— START OF GIVEN INFORMATION —

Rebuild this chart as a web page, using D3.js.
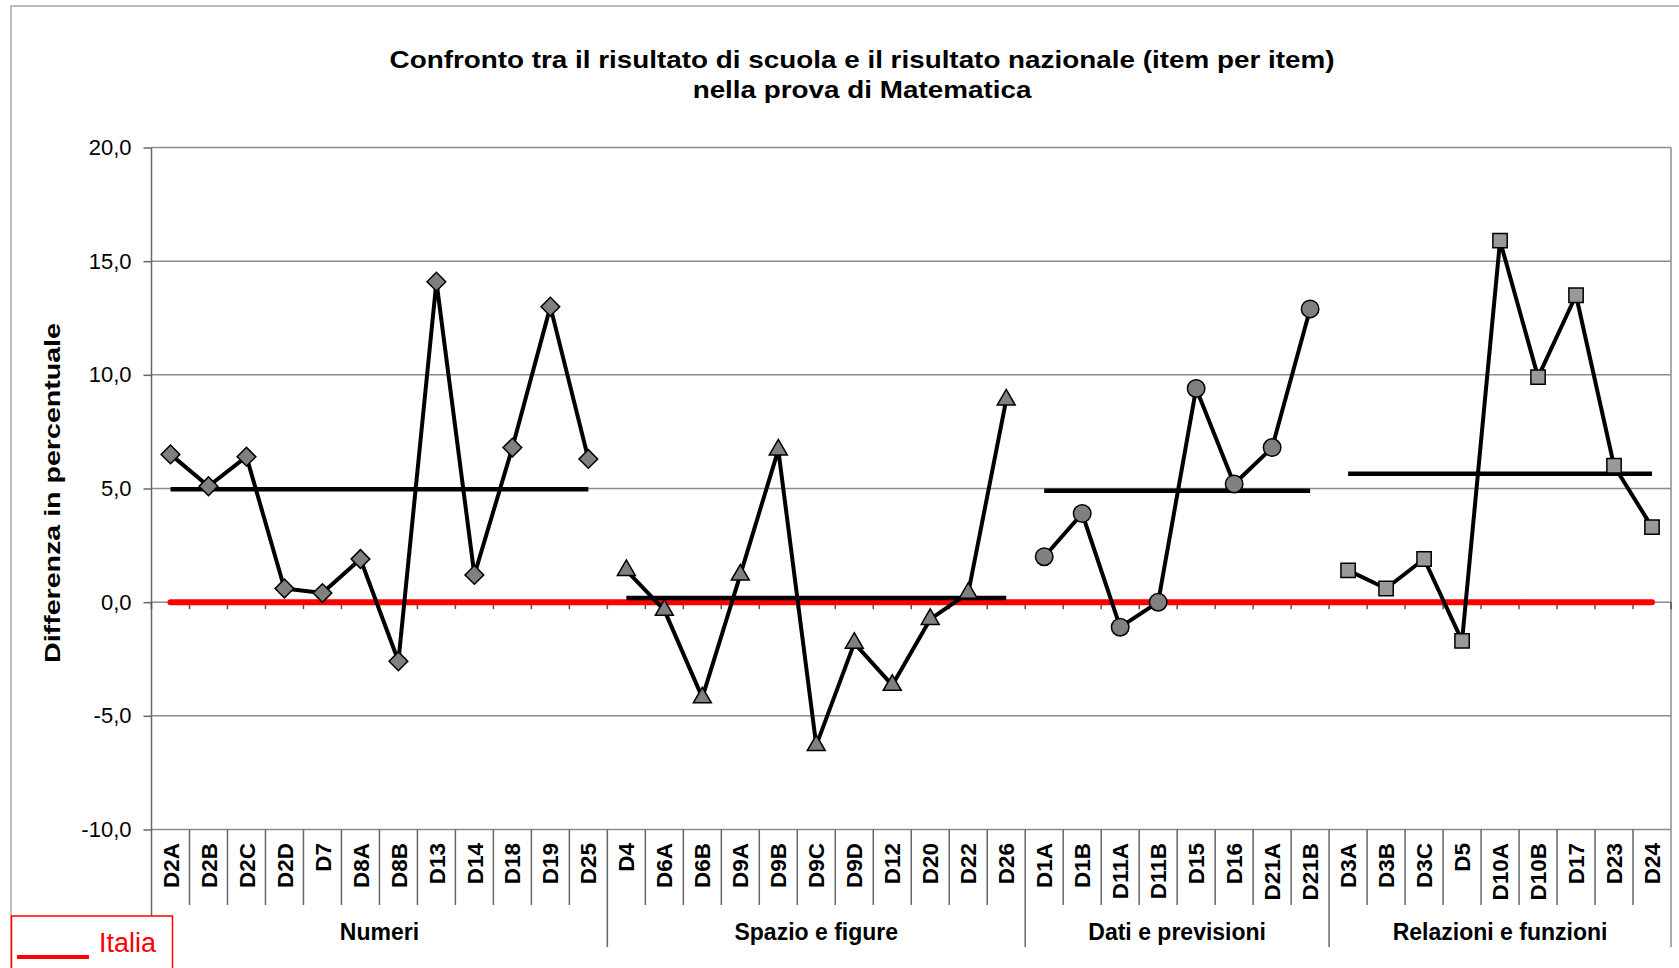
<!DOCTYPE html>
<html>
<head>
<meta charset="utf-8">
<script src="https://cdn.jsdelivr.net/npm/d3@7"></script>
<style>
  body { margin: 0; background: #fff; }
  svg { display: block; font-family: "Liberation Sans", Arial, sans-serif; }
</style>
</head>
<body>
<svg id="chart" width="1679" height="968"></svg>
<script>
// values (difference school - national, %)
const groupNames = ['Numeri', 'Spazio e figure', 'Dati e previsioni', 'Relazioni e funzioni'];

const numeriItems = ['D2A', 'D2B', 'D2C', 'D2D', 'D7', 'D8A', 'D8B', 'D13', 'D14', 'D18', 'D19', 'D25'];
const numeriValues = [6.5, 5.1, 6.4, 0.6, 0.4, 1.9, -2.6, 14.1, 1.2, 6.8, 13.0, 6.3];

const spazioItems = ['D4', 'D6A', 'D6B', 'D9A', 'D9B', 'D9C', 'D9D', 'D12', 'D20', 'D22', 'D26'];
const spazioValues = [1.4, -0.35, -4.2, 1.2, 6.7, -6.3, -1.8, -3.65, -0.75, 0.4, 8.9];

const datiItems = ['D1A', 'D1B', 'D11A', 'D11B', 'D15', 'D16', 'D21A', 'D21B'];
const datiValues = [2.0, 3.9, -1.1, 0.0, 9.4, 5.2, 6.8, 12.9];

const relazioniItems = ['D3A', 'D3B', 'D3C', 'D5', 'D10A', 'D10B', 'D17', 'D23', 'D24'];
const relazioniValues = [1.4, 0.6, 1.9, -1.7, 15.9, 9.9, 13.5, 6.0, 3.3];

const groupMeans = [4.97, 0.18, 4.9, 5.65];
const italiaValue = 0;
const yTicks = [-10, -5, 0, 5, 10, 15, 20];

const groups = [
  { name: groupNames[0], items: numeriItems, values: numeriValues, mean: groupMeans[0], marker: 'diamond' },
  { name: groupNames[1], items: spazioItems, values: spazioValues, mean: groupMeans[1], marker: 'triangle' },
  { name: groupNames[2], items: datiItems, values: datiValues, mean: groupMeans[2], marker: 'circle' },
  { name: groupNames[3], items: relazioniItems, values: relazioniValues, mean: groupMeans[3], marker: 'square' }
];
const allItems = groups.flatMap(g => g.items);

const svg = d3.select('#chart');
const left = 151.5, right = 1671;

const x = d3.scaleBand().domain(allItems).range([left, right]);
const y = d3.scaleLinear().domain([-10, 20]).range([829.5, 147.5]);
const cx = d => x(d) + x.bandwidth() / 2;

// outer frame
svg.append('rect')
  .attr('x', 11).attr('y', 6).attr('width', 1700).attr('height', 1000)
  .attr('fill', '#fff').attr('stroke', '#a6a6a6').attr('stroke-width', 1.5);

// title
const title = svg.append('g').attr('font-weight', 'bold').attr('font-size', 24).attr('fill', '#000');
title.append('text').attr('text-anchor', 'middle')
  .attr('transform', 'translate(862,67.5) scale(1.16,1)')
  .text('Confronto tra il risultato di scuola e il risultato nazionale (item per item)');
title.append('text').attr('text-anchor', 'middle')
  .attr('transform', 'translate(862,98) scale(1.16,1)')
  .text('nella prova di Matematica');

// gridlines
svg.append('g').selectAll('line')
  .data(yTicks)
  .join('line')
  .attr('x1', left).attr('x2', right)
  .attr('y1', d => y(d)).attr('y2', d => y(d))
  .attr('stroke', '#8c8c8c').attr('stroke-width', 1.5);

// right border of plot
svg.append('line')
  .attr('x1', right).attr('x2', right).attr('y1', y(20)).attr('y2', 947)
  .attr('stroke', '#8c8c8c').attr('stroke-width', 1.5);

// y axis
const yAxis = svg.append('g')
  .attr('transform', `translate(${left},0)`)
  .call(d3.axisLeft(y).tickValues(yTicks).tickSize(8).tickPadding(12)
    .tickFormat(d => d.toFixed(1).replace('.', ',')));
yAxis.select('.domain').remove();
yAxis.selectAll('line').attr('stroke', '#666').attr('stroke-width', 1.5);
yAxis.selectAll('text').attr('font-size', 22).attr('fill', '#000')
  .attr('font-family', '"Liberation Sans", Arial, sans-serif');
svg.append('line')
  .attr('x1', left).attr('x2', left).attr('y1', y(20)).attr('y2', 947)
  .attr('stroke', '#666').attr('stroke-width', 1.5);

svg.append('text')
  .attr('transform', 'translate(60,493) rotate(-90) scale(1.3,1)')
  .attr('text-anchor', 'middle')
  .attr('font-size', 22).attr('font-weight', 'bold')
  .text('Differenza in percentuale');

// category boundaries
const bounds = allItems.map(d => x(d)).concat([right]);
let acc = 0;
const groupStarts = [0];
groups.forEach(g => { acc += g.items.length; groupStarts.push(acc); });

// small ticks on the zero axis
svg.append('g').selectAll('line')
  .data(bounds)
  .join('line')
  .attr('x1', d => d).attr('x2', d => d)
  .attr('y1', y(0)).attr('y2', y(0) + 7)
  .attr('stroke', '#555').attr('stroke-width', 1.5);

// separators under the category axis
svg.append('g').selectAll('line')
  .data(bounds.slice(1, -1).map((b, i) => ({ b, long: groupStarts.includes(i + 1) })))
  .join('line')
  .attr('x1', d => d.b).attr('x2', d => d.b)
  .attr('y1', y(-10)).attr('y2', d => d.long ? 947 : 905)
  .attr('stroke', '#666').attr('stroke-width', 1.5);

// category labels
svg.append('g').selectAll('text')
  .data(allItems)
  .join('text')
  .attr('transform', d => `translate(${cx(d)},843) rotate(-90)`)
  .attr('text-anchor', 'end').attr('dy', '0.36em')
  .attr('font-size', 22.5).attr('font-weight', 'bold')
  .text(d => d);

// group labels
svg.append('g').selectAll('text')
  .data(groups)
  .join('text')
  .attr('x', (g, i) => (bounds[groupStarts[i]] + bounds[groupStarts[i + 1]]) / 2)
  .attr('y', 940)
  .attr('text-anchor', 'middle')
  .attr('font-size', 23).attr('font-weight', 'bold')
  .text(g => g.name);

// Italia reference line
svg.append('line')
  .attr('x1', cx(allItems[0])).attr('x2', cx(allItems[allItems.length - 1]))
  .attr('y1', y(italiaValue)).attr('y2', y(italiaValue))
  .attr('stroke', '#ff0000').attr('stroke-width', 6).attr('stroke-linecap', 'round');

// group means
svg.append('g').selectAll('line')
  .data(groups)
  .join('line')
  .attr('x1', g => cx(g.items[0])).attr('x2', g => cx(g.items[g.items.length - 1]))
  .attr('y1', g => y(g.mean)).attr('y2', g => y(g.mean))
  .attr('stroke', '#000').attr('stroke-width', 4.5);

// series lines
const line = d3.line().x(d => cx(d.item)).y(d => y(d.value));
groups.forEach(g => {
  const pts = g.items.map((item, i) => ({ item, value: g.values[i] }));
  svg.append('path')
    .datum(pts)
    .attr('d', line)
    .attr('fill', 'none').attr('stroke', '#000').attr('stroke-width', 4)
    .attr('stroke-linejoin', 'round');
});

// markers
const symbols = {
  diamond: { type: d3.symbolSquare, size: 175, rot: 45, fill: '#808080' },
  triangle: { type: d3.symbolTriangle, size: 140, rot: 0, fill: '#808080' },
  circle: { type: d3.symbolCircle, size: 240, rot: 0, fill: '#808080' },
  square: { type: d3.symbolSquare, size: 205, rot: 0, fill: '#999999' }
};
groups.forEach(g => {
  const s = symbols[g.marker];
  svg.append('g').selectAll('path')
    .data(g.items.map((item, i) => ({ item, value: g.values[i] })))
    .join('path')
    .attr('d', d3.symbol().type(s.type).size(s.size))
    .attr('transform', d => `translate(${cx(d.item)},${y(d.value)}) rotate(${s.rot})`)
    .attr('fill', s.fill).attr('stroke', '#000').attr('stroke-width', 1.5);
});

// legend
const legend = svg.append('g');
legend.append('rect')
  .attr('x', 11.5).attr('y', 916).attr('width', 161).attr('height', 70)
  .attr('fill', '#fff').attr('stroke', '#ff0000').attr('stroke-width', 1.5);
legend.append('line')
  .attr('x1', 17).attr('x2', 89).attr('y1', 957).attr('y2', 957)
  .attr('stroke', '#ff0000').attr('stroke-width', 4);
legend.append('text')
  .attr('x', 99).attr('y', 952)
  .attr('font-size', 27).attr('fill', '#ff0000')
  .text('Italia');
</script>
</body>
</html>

— END OF GIVEN INFORMATION —

*WHAT YOU SHOULD DO*
Lines that hold the word "chart" are the ones to return, every one of them.

*SOLVED EXERCISE*
Rebuild this chart as a web page, using D3.js.
<svg id="chart" width="1679" height="968"></svg>
const svg = d3.select('#chart');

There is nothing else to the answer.